Kassandra teilte, wie so oft, die allgemeine Freude nicht. Sie rang in ihrem speziell eingerichteten, pechschwarz ausgemalten Privatgemach um eine Vision. Normalerweise genügte eine kurze Trance, um etwas über das Schicksal einer bestimmten Person zu erfahren. Doch diesmal gestaltete sich der Kontakt zur anderen Welt schwierig, da der Name Eurypylus sowohl für den trojanischen Verbündeten aus Mysien stand als auch für einen der größten Heerführer der Achäer. Verfluchte Namensgleichheit!, dachte sie und versuchte weiter, die verschwommenen Bilder ihres inneren Auges klarer zu erkennen. Doch immer wieder flossen die Eindrücke ineinander. Der Seherin stand der Schweiß auf der Stirn. Dann endlich konnte sie zwei verschiedene Personen voneinander unterscheiden. Sie sah den Schemen des einen Eurypylus mit durchbohrter Kehle in der Ebene vor der Stadt liegen, der Schemen des anderen Eurypylus wanderte wahnsinnig durch einen Olivenhain.
Kassandra wagte nicht zu entscheiden, welches Schicksal das grausamere war. Vielleicht die Gnade des frühen Todes statt ewiger Wahnsinn. Welcher Eurypylus in ihrer Vision auch immer der Freund der Trojaner war, seine Zukunft näherte sich bereits jetzt einem schrecklichen Ende.
*
»Ich weiß, dass ich mit meinen derzeitigen Geschäften gegen die Grundregel Nummer eins des internationalen Waffenhandels verstoße«, gab Raffim zu.
»Und wie lautet die?«, wollte Seshmosis wissen.
»Verkaufe grundsätzlich an beide Kriegsparteien die gleiche Menge Waffen, um den Konflikt möglichst lange aufrechtzuerhalten. Na ja, in unserem Fall muss ich leider die Grundregel Nummer zwei anwenden: Sollte Grundregel Nummer eins wegen der Gefährdung der eigenen Person nicht durchführbar sein, verkaufe alle Waffen an den Kontrahenten, der zur Verfügung steht. Du siehst, Seshmosis, ich handle ganz legal nach internationalem Recht. Krieg hat etwas mit Zivilisation zu tun, da kann man nicht einfach anarchisch nach persönlichen Gefühlen wie Sympathie und Antipathie vorgehen.«
»Ich denke, das grundsätzliche Problem mit dem Waffenhandel ist der Waffen handel . Dir ist also völlig egal, was mit den Trojanern passiert?«
»Nein, das ist mir nicht egal. Aber ich frage einfach nicht danach. Dann beunruhigt es mich auch nicht.«
Damit war für Raffim das Gespräch über die Ethik in Kriegszeiten beendet.

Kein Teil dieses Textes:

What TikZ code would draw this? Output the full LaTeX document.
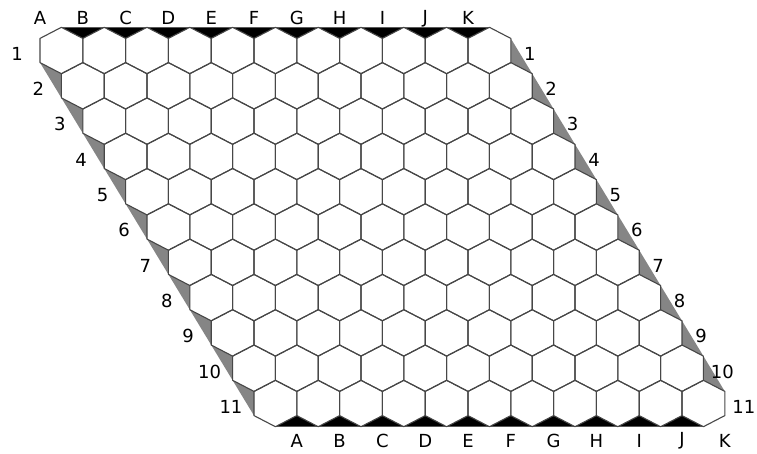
\documentclass[tikz,border=0pt]{standalone}
\usepackage{fontspec}
\setmainfont{DejaVu Sans}
\begin{document}
\begin{tikzpicture}[x=1pt,y=-1pt,
  lbl/.style={font=\fontsize{18}{18}\selectfont, inner sep=0pt, text=black},
  gridline/.style={draw=black!72, line width=1.1pt, line join=round},
  topfill/.style={fill=black},
  sidefill/.style={fill=black!48}]
\useasboundingbox[fill=white] (0,0) rectangle (757,453);
\def\hw{21.4}\def\ha{23.2}\def\hb{12.1}
% black triangles, top edge
\foreach \c in {0,...,9}{
  \pgfmathsetmacro\cx{61.4+42.8*\c}
  \pgfmathsetmacro\cy{50.5}
  \fill[topfill] (\cx,\cy-\ha) -- (\cx+\hw,\cy-\hb) -- (\cx+2*\hw,\cy-\ha) -- cycle;
}
% black triangles, bottom edge
\foreach \c in {0,...,9}{
  \pgfmathsetmacro\cx{61.4+42.8*\c+21.4*10}
  \pgfmathsetmacro\cy{50.5+35.3*10}
  \fill[topfill] (\cx,\cy+\ha) -- (\cx+\hw,\cy+\hb) -- (\cx+2*\hw,\cy+\ha) -- cycle;
}
% gray triangles, left and right edges
\foreach \r in {0,...,9}{
  \pgfmathsetmacro\lx{61.4+21.4*\r}
  \pgfmathsetmacro\rx{61.4+42.8*10+21.4*\r}
  \pgfmathsetmacro\cy{50.5+35.3*\r}
  \fill[sidefill] (\lx-\hw,\cy+\hb) -- (\lx,\cy+\ha) -- (\lx,\cy+35.3+\hb) -- cycle;
  \fill[sidefill] (\rx+\hw,\cy-\hb) -- (\rx+\hw,\cy+\hb) -- (\rx+2*\hw,\cy+35.3-\hb) -- cycle;
}
% hexagon cells
\foreach \r in {0,...,10}{
  \foreach \c in {0,...,10}{
    \pgfmathsetmacro\cx{61.4+42.8*\c+21.4*\r}
    \pgfmathsetmacro\cy{50.5+35.3*\r}
    \draw[gridline] (\cx,\cy-\ha) -- (\cx+\hw,\cy-\hb) -- (\cx+\hw,\cy+\hb)
      -- (\cx,\cy+\ha) -- (\cx-\hw,\cy+\hb) -- (\cx-\hw,\cy-\hb) -- cycle;
  }
}
% column labels
\foreach \L [count=\i from 0] in {A,B,C,D,E,F,G,H,I,J,K}{
  \node[lbl] (top\L) at (40+42.8*\i,18.3) {\L};
  \node[lbl] (bot\L) at (296.8+42.8*\i,441) {\L};
}
% row labels
\foreach \r in {1,...,11}{
  \pgfmathsetmacro\ly{50.5+35.3*(\r-1)+3.3}
  \node[lbl] (left\r) at (17+21.4*\r-21.4,\ly) {\r};
  \node[lbl] (right\r) at (529.8+21.4*\r-21.4,\ly) {\r};
}
\end{tikzpicture}
\end{document}
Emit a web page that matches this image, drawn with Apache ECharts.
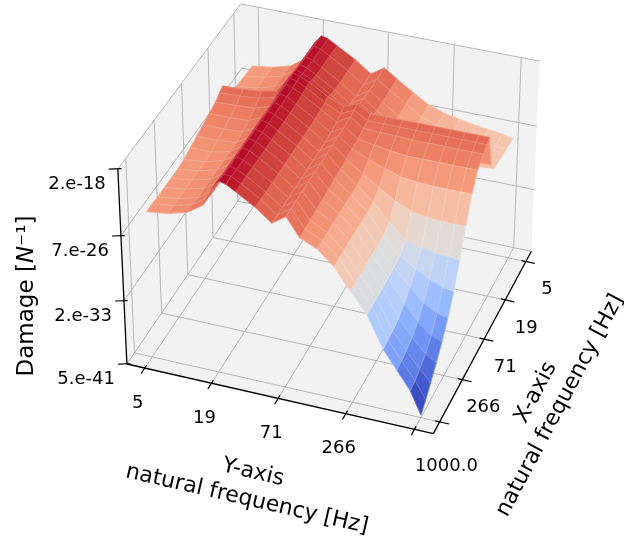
<!DOCTYPE html>
<html>
<head>
<meta charset="utf-8">
<script src="https://cdn.jsdelivr.net/npm/echarts@6/dist/echarts.min.js"></script>
<style>
  html, body { margin: 0; padding: 0; background: #fff; }
  #chart { width: 624px; height: 541px; }
</style>
</head>
<body>
<div id="chart"></div>
<script>
// ---- data ----
// grid of natural frequencies [Hz] (log spaced, denser around the ridges)
var xFreq = [5, 7.6, 11.7, 16, 19.8, 23.2, 27.2, 33.7, 46.3, 63.6, 87.4, 120, 165, 227, 312, 428, 589, 767, 1000];
var yFreq = [5, 7.6, 11.1, 15.2, 18.3, 20.9, 23.9, 28.7, 41.6, 57, 74.6, 97, 134, 184, 252, 347, 476, 621, 809, 1000];
// log10 of damage, one row per yFreq, one column per xFreq
var damageExp = [
  [-23.4, -23.3, -23.2, -23.1, -22.7, -21.0, -21.3, -21.7, -22.0, -22.3, -22.6, -22.9, -23.2, -23.3, -23.3, -23.3, -23.3, -23.2, -23.2],
  [-23.1, -23.0, -22.9, -22.8, -22.5, -20.9, -21.2, -21.6, -22.0, -22.3, -22.6, -22.9, -23.0, -23.0, -23.0, -23.0, -23.0, -22.9, -22.9],
  [-22.5, -22.4, -22.3, -22.2, -22.0, -20.7, -21.0, -21.5, -21.9, -22.2, -22.4, -22.4, -22.4, -22.4, -22.4, -22.4, -22.4, -22.3, -22.3],
  [-21.3, -21.2, -21.2, -21.1, -21.0, -20.3, -20.6, -20.9, -21.1, -21.2, -21.2, -21.2, -21.2, -21.2, -21.2, -21.2, -21.2, -21.1, -21.1],
  [-19.2, -19.2, -19.1, -19.1, -19.0, -18.9, -18.9, -19.0, -19.1, -19.1, -19.1, -19.1, -19.1, -19.1, -19.1, -19.1, -19.1, -19.0, -19.0],
  [-18.3, -18.2, -18.2, -18.1, -18.0, -17.9, -18.0, -18.0, -18.1, -18.1, -18.1, -18.1, -18.1, -18.1, -18.1, -18.1, -18.1, -18.1, -18.0],
  [-18.5, -18.4, -18.4, -18.3, -18.3, -18.1, -18.2, -18.3, -18.3, -18.3, -18.3, -18.3, -18.3, -18.3, -18.3, -18.3, -18.3, -18.2, -18.2],
  [-19.1, -19.0, -19.0, -18.9, -18.8, -18.6, -18.7, -18.8, -18.9, -18.9, -18.9, -18.9, -18.9, -18.9, -18.9, -18.9, -18.8, -18.8, -18.8],
  [-20.3, -20.3, -20.3, -20.2, -20.1, -19.8, -20.0, -20.1, -20.2, -20.2, -20.2, -20.2, -20.2, -20.2, -20.2, -20.2, -20.2, -20.1, -20.1],
  [-21.6, -21.6, -21.6, -21.5, -21.3, -20.6, -20.9, -21.2, -21.4, -21.5, -21.5, -21.5, -21.5, -21.5, -21.5, -21.5, -21.5, -21.5, -21.5],
  [-20.6, -20.6, -20.6, -20.5, -20.4, -20.0, -20.2, -20.3, -20.4, -20.4, -20.4, -20.4, -20.4, -20.4, -20.4, -20.4, -20.4, -20.4, -20.4],
  [-21.6, -21.6, -21.6, -21.6, -21.4, -20.8, -21.1, -21.3, -21.5, -21.6, -21.7, -21.8, -21.9, -22.0, -22.1, -22.2, -22.3, -22.4, -22.5],
  [-22.8, -22.8, -22.9, -22.9, -22.8, -20.8, -21.1, -21.4, -21.8, -22.4, -23.0, -23.3, -23.3, -23.3, -23.3, -23.3, -23.3, -23.3, -23.3],
  [-23.9, -24.0, -24.0, -24.0, -23.9, -20.8, -21.1, -21.4, -22.1, -23.1, -24.2, -24.8, -24.9, -24.9, -24.9, -24.9, -24.9, -24.9, -24.9],
  [-24.5, -24.6, -24.7, -24.7, -24.4, -20.8, -21.1, -21.5, -22.3, -23.7, -25.4, -26.8, -27.2, -27.3, -27.3, -27.3, -27.3, -27.3, -27.3],
  [-24.9, -25.0, -25.1, -25.1, -24.5, -20.8, -21.1, -21.5, -22.3, -23.9, -26.2, -28.4, -29.2, -29.4, -29.5, -29.6, -29.6, -29.6, -29.6],
  [-25.2, -25.3, -25.4, -25.4, -24.5, -20.8, -21.1, -21.5, -22.3, -24.0, -26.5, -29.0, -30.3, -31.3, -32.1, -32.7, -33.0, -33.1, -33.2],
  [-25.4, -25.5, -25.6, -25.6, -24.5, -20.8, -21.1, -21.5, -22.3, -24.0, -26.6, -29.2, -31.2, -32.8, -33.9, -34.6, -35.0, -35.2, -35.3],
  [-25.6, -25.7, -25.8, -25.7, -24.5, -20.8, -21.1, -21.5, -22.3, -24.0, -26.6, -29.3, -31.8, -33.7, -35.2, -36.2, -36.8, -37.2, -37.4],
  [-25.9, -25.8, -25.7, -25.6, -24.5, -20.8, -21.1, -21.5, -22.3, -24.0, -26.6, -29.4, -32.0, -34.0, -35.6, -37.0, -38.2, -39.2, -40.0]
];
var tickFreq = [5, 19, 71, 266, 1000];
var freqTickLabels = ['5', '19', '71', '266', '1000.0'];
var zTickExp = [-40.30, -32.74, -25.18, -17.62];
var zTickLabels = ['5.e-41', '2.e-33', '7.e-26', '2.e-18'];

// coolwarm colour map
var COOLWARM = ['#3b4cc0', '#4d68d7', '#6282ea', '#779af7', '#8db0fe', '#a3c2ff', '#b8d0f9', '#ccd9ee',
  '#dddddd', '#ecd3c5', '#f5c4ad', '#f7b194', '#f49a7b', '#ec7f63', '#de604d', '#cb3e38', '#b40426'];

var FONT = 'DejaVu Sans';

// ---- simple 3d camera (no echarts-gl available) ----
var CAM = { azim: 20 * Math.PI / 180, elev: 35 * Math.PI / 180, dist: 20, scale: 161, cx: 334, cy: 212 };
var BOX_Z = 0.73;     // half height of the box, floor is 1 x 1 half size
var MARGIN = 0.06;    // axis margin around the data
var LOG_LO = Math.log10(5), LOG_HI = Math.log10(1000);
var Z_LO = zTickExp[0], Z_HI = zTickExp[zTickExp.length - 1];

function freqToW(f) {
  var t = (Math.log10(f) - LOG_LO) / (LOG_HI - LOG_LO);
  return -1 + 2 * (MARGIN + (1 - 2 * MARGIN) * t);
}
function expToW(e) {
  return -BOX_Z + 2 * BOX_Z * (e - Z_LO) / (Z_HI - Z_LO);
}
function project(xw, yw, zw) {
  var sa = Math.sin(CAM.azim), ca = Math.cos(CAM.azim);
  var se = Math.sin(CAM.elev), ce = Math.cos(CAM.elev);
  var sx = -xw * sa + yw * ca;
  var h = xw * ca + yw * sa;
  var sy = zw * ce - h * se;
  var d = h * ce + zw * se;
  var f = CAM.dist / (CAM.dist - d);
  return { x: CAM.cx + CAM.scale * f * sx, y: CAM.cy - CAM.scale * f * sy, d: d };
}

// surface node -> screen
function node(r, c) {
  return project(freqToW(xFreq[c]), freqToW(yFreq[r]), expToW(damageExp[r][c]));
}

// cells coloured by their mean value, far ones first (painter's order)
var cells = [];
for (var r = 0; r < yFreq.length - 1; r++) {
  for (var c = 0; c < xFreq.length - 1; c++) {
    var zAvg = (damageExp[r][c] + damageExp[r + 1][c] + damageExp[r + 1][c + 1] + damageExp[r][c + 1]) / 4;
    var depth = (node(r, c).d + node(r + 1, c).d + node(r + 1, c + 1).d + node(r, c + 1).d) / 4;
    cells.push([r, c, zAvg, depth]);
  }
}
cells.sort(function (a, b) { return a[3] - b[3]; });
var cMin = Math.min.apply(null, cells.map(function (q) { return q[2]; }));
var cMax = Math.max.apply(null, cells.map(function (q) { return q[2]; }));

var chart = echarts.init(document.getElementById('chart'));

function pt(api, p) { return api.coord([p.x, p.y]); }

function line(api, a, b, color, width) {
  var p1 = pt(api, a), p2 = pt(api, b);
  return { type: 'line', shape: { x1: p1[0], y1: p1[1], x2: p2[0], y2: p2[1] },
    style: { stroke: color, lineWidth: width } };
}

function label(x, y, text, size, align, rot) {
  return { type: 'text', x: x, y: y, rotation: rot || 0,
    style: { text: text, fontFamily: FONT, fontSize: size, lineHeight: size * 1.25, fill: '#000',
      align: align || 'center', verticalAlign: 'middle' } };
}

// panes and grid lines
function renderBox(params, api) {
  var k = BOX_Z, kids = [];
  var panes = [
    [[-1, -1, -k], [1, -1, -k], [1, 1, -k], [-1, 1, -k]],
    [[-1, -1, -k], [1, -1, -k], [1, -1, k], [-1, -1, k]],
    [[-1, -1, -k], [-1, 1, -k], [-1, 1, k], [-1, -1, k]]
  ];
  panes.forEach(function (pn) {
    kids.push({ type: 'polygon',
      shape: { points: pn.map(function (q) { return pt(api, project(q[0], q[1], q[2])); }) },
      style: { fill: '#f2f2f2', stroke: null } });
  });
  var g = '#b0b0b0', lw = 0.9;
  tickFreq.forEach(function (f) {
    var w = freqToW(f);
    kids.push(line(api, project(w, -1, -k), project(w, 1, -k), g, lw));
    kids.push(line(api, project(-1, w, -k), project(1, w, -k), g, lw));
    kids.push(line(api, project(w, -1, -k), project(w, -1, k), g, lw));
    kids.push(line(api, project(-1, w, -k), project(-1, w, k), g, lw));
  });
  zTickExp.forEach(function (e) {
    var z = expToW(e);
    kids.push(line(api, project(-1, -1, z), project(1, -1, z), g, lw));
    kids.push(line(api, project(-1, -1, z), project(-1, 1, z), g, lw));
  });
  return { type: 'group', children: kids };
}

// axis lines, ticks and labels
function renderAxes(params, api) {
  var k = BOX_Z, kids = [], ink = '#000';
  kids.push(line(api, project(1, -1, -k), project(1, 1, -k), ink, 1.3));
  kids.push(line(api, project(1, 1, -k), project(-1, 1, -k), ink, 1.3));
  kids.push(line(api, project(1, -1, -k), project(1, -1, k), ink, 1.3));
  var last = tickFreq.length - 1;
  tickFreq.forEach(function (f, i) {
    var w = freqToW(f);
    kids.push(line(api, project(0.97, w, -k), project(1.06, w, -k), ink, 1.2));
    kids.push(line(api, project(w, 0.97, -k), project(w, 1.06, -k), ink, 1.2));
    if (i < last) {
      var py = pt(api, project(1, w, -k));
      kids.push(label(py[0] - 7, py[1] + 35, freqTickLabels[i], 18));
      var px = pt(api, project(w, 1, -k));
      kids.push(label(px[0] + 21, px[1] + 28, freqTickLabels[i], 18));
    }
  });
  // both axes end at 1000 Hz: one shared label under the front corner
  var corner = pt(api, project(1, 1, -k));
  kids.push(label(corner[0] + 13, corner[1] + 33, freqTickLabels[last], 18));

  zTickExp.forEach(function (e, i) {
    var z = expToW(e);
    kids.push(line(api, project(1.02, -1.05, z), project(0.99, -0.98, z), ink, 1.2));
    var pz = pt(api, project(1, -1, z));
    kids.push(label(pz[0] - 12, pz[1] + 15, zTickLabels[i], 18, 'right'));
  });
  // axis titles
  kids.push({ type: 'text', x: 27, y: 296, rotation: Math.PI / 2,
    style: { text: 'Damage [{i|N}⁻¹]', fontFamily: FONT, fontSize: 23, fill: '#000', align: 'center', verticalAlign: 'middle',
      rich: { i: { fontFamily: FONT, fontSize: 23, fontStyle: 'italic', fill: '#000' } } } });
  kids.push(label(250, 486, 'Y-axis\nnatural frequency [Hz]', 22, 'center', -13 * Math.PI / 180));
  kids.push(label(548, 399, 'X-axis\nnatural frequency [Hz]', 22, 'center', 62 * Math.PI / 180));
  return { type: 'group', children: kids };
}

function renderCell(params, api) {
  var r = api.value(0), c = api.value(1);
  var pts = [node(r, c), node(r + 1, c), node(r + 1, c + 1), node(r, c + 1)].map(function (p) { return pt(api, p); });
  var col = api.visual('color');
  return { type: 'group', children: [
    { type: 'polygon', shape: { points: pts }, style: { fill: col, stroke: col, lineWidth: 0.7 } },
    { type: 'polygon', shape: { points: pts }, style: { fill: null, stroke: 'rgba(255,255,255,0.25)', lineWidth: 0.6 } }
  ] };
}

var option = {
  animation: false,
  backgroundColor: '#ffffff',
  grid: { left: 0, right: 0, top: 0, bottom: 0 },
  xAxis: { type: 'value', min: 0, max: 624, show: false },
  yAxis: { type: 'value', min: 0, max: 541, inverse: true, show: false },
  visualMap: {
    type: 'continuous', show: false, seriesIndex: 2, dimension: 2,
    min: cMin, max: cMax, inRange: { color: COOLWARM }
  },
  series: [
    { type: 'custom', silent: true, renderItem: renderBox, data: [[0, 0]], z: 1 },
    { type: 'custom', silent: true, renderItem: renderAxes, data: [[0, 0]], z: 2 },
    { type: 'custom', silent: true, renderItem: renderCell, data: cells, z: 3,
      encode: { x: -1, y: -1 } }
  ]
};

chart.setOption(option);
</script>
</body>
</html>
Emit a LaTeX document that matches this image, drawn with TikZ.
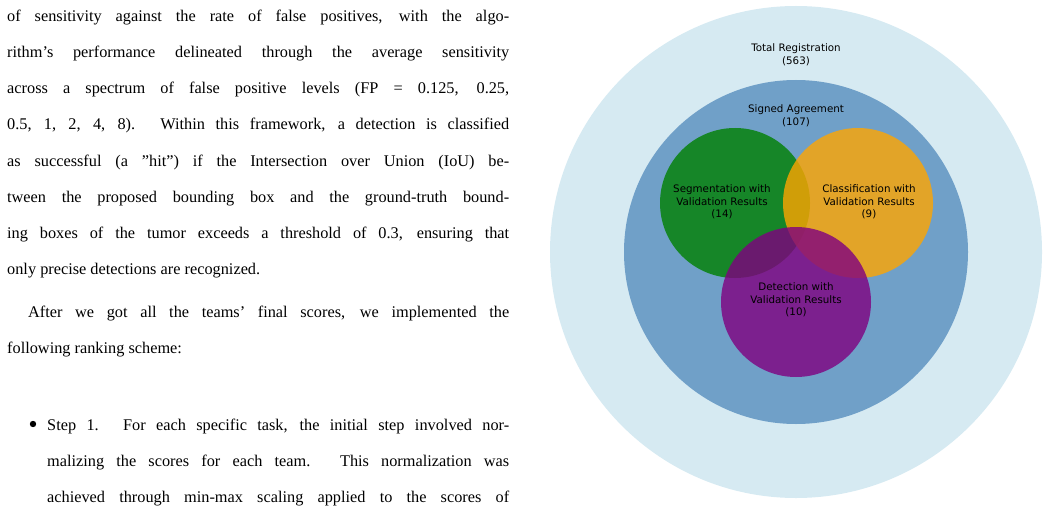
\documentclass[tikz,border=0pt]{standalone}
\usepackage{fontspec}
\setmainfont{Liberation Serif}
\newfontfamily\dvs{DejaVu Sans}
\begin{document}
\begin{tikzpicture}[x=1pt,y=-1pt,
  ln/.style={anchor=base west,inner sep=0,font=\fontsize{16.3}{18}\selectfont},
  lab/.style={align=center,inner sep=0,font=\dvs\fontsize{10.3}{12.6}\selectfont},
  set/.style={opacity=0.8}]
\useasboundingbox (0,0) rectangle (1049,524);
% left text
\node[ln] (l1) at (7,22) {\makebox[502pt][s]{of sensitivity against the rate of false positives, with the algo-}};
\node[ln] (l2) at (7,58) {\makebox[502pt][s]{rithm’s performance delineated through the average sensitivity}};
\node[ln] (l3) at (7,94) {\makebox[502pt][s]{across a spectrum of false positive levels (FP = 0.125, 0.25,}};
\node[ln] (l4) at (7,130) {\makebox[502pt][s]{0.5, 1, 2, 4, 8). Within this framework, a detection is classified}};
\node[ln] (l5) at (7,166) {\makebox[502pt][s]{as successful (a ”hit”) if the Intersection over Union (IoU) be-}};
\node[ln] (l6) at (7,202) {\makebox[502pt][s]{tween the proposed bounding box and the ground-truth bound-}};
\node[ln] (l7) at (7,238) {\makebox[502pt][s]{ing boxes of the tumor exceeds a threshold of 0.3, ensuring that}};
\node[ln] (l8) at (7,274) {only precise detections are recognized.};
\node[ln] (p1) at (28,317) {\makebox[481pt][s]{After we got all the teams’ final scores, we implemented the}};
\node[ln] (p2) at (7,353) {following ranking scheme:};
\fill (33,424) circle (3.2);
\node[ln] (b1) at (47,430) {\makebox[462pt][s]{Step 1. For each specific task, the initial step involved nor-}};
\node[ln] (b2) at (47,466) {\makebox[462pt][s]{malizing the scores for each team. This normalization was}};
\node[ln] (b3) at (47,502) {\makebox[462pt][s]{achieved through min-max scaling applied to the scores of}};
% diagram
\fill[fill={rgb,255:red,214;green,234;blue,242}] (796,252) circle (246);
\fill[fill={rgb,255:red,112;green,160;blue,200}] (796,252) circle (172);
\fill[set,fill={rgb,255:red,0;green,128;blue,0}] (735,203) circle (75);
\fill[set,fill={rgb,255:red,255;green,165;blue,0}] (858,203) circle (75);
\fill[set,fill={rgb,255:red,128;green,0;blue,128}] (796,302) circle (75);
\node[lab] (tot) at (796,55) {Total Registration\\(563)};
\node[lab] (sig) at (796,116) {Signed Agreement\\(107)};
\node[lab] (seg) at (722,202) {Segmentation with\\Validation Results\\(14)};
\node[lab] (cls) at (869,202) {Classification with\\Validation Results\\(9)};
\node[lab] (det) at (796,300) {Detection with\\Validation Results\\(10)};
\end{tikzpicture}
\end{document}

Seshmosis spazierte am Strand entlang und betrachtete die Schiffe und Boote. Die meisten waren aufgebockt. Schlimme Stürme und das lange Liegen hatten ihnen sichtlich nicht gut getan. Da lugte zwischen zwei Booten ein ungewöhnlicher Bug in Form eines Drachen hervor. Seshmosis ging näher darauf zu und erkannte, dass es sich bei diesem Schiff um eine ungewöhnliche Konstruktion handelte. Zumindest, wenn diese ein Schiff werden sollte.
Daneben stand ein Mann inmitten unzähliger umherliegender Holzteile mit einem Stück Papyrus in der Hand und kratzte sich hinter dem Ohr.
Seshmosis fragte den Mann, ob er ihm helfen könne.
Der Mann lächelte erleichtert und hielt Seshmosis das Papyrus entgegen: »Gerne! Ich bin Nautos, kannst du lesen?«
Stolz bejahte Seshmosis und schaute auf das Dokument.
»Es sind Idiotgramme«, fügte Nautos hilfreich hinzu.